How many lines of the data hold the word "this"? State the number and nothing else.

[START GIVEN DATA]

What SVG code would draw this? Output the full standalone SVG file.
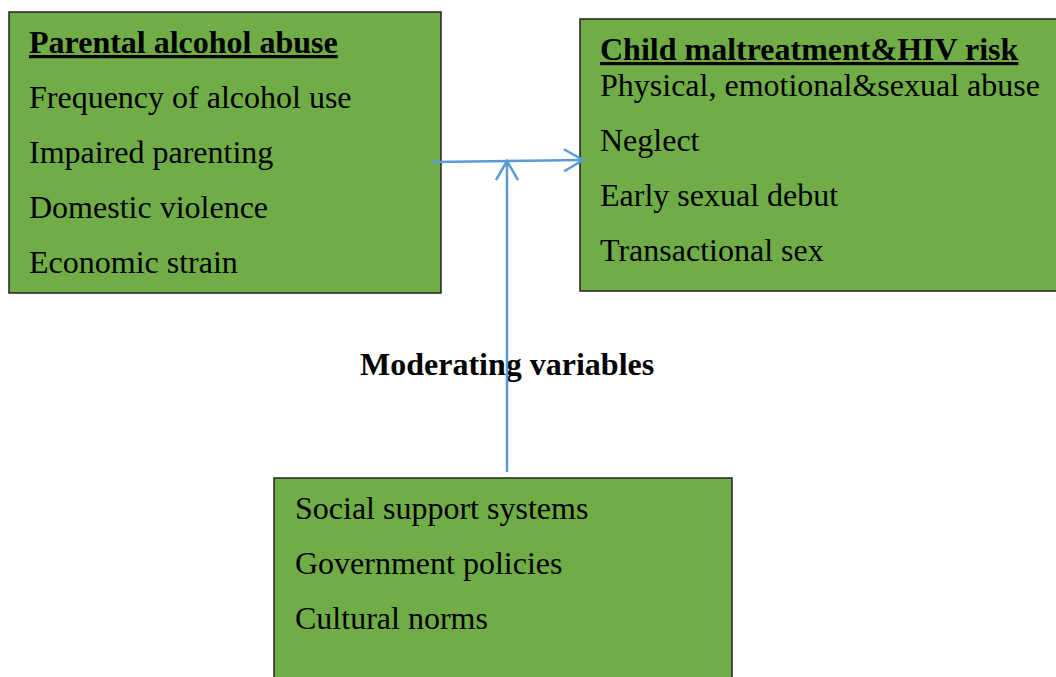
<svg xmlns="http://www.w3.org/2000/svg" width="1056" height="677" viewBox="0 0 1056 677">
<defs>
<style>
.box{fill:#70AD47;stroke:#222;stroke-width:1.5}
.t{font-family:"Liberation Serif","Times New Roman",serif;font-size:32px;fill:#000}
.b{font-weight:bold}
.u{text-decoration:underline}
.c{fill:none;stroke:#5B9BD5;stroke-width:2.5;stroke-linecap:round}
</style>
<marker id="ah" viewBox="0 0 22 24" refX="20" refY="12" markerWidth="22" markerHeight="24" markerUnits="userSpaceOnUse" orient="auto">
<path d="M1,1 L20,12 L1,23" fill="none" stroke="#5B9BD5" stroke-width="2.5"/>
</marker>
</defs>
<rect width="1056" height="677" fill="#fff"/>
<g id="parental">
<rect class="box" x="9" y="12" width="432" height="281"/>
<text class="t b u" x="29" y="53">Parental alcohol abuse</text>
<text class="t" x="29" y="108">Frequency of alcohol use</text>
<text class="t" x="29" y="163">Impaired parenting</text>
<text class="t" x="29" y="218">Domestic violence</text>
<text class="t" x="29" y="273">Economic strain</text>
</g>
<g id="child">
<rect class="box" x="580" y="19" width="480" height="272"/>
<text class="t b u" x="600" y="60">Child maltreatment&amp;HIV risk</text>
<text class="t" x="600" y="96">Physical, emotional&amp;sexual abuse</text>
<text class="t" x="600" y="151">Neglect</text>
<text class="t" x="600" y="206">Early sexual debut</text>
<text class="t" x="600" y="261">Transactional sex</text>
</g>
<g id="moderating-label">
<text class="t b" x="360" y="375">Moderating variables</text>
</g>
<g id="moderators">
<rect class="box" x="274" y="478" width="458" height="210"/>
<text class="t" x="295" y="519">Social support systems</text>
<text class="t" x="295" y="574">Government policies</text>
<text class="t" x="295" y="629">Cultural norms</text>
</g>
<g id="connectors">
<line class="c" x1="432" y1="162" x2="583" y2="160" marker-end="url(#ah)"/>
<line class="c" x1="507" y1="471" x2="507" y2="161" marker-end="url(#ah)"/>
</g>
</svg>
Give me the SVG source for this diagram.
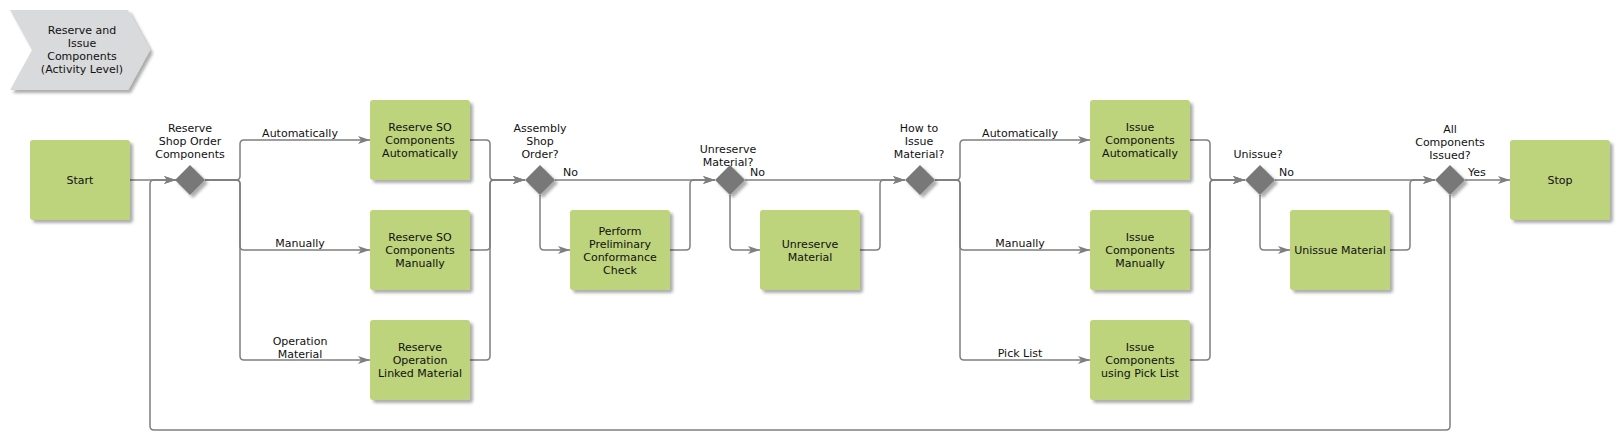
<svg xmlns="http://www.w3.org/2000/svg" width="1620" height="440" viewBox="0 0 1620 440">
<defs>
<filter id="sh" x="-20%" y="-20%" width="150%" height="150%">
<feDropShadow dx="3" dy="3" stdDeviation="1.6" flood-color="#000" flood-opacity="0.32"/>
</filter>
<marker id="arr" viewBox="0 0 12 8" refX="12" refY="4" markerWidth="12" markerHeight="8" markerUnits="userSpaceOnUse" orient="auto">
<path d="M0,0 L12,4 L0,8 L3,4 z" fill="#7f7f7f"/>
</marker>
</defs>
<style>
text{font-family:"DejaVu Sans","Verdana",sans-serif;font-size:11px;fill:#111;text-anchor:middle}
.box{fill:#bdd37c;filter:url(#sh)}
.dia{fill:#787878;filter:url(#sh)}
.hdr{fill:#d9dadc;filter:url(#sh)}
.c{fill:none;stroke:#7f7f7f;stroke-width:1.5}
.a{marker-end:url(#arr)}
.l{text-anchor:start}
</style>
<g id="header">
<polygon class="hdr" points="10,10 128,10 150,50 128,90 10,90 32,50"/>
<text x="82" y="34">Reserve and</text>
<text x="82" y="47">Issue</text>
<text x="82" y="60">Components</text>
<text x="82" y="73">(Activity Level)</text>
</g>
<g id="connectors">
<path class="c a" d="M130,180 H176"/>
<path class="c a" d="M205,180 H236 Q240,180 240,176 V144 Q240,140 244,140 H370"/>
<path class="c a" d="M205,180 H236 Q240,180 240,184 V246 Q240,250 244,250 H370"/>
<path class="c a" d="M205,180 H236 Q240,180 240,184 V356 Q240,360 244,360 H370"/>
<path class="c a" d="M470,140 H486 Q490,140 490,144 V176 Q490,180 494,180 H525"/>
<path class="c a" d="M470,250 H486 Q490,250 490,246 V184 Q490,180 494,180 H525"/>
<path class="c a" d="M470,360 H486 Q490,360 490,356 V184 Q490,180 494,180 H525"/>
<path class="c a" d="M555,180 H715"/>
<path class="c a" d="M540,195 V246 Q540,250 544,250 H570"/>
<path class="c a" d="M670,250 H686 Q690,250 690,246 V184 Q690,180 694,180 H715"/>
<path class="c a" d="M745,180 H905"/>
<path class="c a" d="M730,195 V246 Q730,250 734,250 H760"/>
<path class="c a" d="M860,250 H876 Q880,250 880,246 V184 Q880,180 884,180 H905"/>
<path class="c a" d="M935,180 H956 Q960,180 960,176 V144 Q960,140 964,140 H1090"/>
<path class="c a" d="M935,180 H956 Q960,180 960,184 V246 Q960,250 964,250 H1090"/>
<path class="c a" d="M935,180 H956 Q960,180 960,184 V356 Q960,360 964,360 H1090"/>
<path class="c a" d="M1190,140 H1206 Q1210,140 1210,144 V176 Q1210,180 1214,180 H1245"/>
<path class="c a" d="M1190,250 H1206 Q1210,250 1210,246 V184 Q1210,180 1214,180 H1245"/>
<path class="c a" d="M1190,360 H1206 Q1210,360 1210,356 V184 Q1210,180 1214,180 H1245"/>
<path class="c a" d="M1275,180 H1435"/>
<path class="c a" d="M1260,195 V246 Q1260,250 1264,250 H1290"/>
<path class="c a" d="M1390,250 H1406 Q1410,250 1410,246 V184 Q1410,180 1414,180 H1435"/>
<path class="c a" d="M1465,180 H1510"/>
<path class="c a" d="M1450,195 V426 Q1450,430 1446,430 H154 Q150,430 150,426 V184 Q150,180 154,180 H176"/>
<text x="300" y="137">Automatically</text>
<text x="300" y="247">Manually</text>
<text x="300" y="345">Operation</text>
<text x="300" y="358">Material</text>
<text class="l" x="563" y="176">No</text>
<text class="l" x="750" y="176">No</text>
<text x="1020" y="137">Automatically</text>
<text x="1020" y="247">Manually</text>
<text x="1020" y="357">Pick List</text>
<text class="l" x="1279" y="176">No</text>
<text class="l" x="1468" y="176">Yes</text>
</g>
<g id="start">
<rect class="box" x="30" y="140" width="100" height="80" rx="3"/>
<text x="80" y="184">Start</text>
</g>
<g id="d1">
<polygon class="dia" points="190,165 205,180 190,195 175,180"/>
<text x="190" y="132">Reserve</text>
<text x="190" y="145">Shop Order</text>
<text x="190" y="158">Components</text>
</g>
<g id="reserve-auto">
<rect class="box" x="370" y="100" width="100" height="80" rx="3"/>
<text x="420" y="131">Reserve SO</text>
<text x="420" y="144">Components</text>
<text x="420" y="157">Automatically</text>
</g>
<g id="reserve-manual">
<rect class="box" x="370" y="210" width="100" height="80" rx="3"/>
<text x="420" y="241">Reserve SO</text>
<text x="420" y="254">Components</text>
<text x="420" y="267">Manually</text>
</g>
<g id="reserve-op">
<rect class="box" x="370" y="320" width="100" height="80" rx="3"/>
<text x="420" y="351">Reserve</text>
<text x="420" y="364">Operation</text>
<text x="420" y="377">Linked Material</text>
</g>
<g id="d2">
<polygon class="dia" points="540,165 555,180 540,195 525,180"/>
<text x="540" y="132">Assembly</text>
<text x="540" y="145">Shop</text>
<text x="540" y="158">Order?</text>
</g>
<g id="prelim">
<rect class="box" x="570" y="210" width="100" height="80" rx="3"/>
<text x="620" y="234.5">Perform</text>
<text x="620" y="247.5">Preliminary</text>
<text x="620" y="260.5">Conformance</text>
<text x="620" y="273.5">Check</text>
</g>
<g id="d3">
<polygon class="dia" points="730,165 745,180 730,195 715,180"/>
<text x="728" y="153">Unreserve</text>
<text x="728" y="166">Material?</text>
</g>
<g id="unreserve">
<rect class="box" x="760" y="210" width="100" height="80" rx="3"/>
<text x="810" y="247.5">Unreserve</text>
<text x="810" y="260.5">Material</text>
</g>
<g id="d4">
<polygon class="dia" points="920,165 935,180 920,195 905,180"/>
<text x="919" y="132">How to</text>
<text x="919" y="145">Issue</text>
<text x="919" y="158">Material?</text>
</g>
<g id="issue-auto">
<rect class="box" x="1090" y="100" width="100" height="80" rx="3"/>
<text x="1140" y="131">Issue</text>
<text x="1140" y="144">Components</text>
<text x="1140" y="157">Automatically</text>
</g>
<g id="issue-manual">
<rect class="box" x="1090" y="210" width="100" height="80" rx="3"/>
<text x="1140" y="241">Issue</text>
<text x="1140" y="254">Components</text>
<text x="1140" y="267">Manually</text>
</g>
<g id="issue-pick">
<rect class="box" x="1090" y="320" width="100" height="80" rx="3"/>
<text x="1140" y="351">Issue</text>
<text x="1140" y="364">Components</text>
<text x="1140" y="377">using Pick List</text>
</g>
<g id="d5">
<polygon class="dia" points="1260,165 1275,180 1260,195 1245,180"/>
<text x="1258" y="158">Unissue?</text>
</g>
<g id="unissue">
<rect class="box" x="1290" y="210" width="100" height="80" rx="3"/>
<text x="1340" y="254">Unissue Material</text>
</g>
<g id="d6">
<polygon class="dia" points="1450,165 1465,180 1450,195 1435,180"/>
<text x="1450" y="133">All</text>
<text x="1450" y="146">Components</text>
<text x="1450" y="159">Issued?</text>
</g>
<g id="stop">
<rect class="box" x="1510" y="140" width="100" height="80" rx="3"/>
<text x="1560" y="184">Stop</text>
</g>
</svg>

[END GIVEN DATA]

### SOLUTION TO THE PROBLEM
2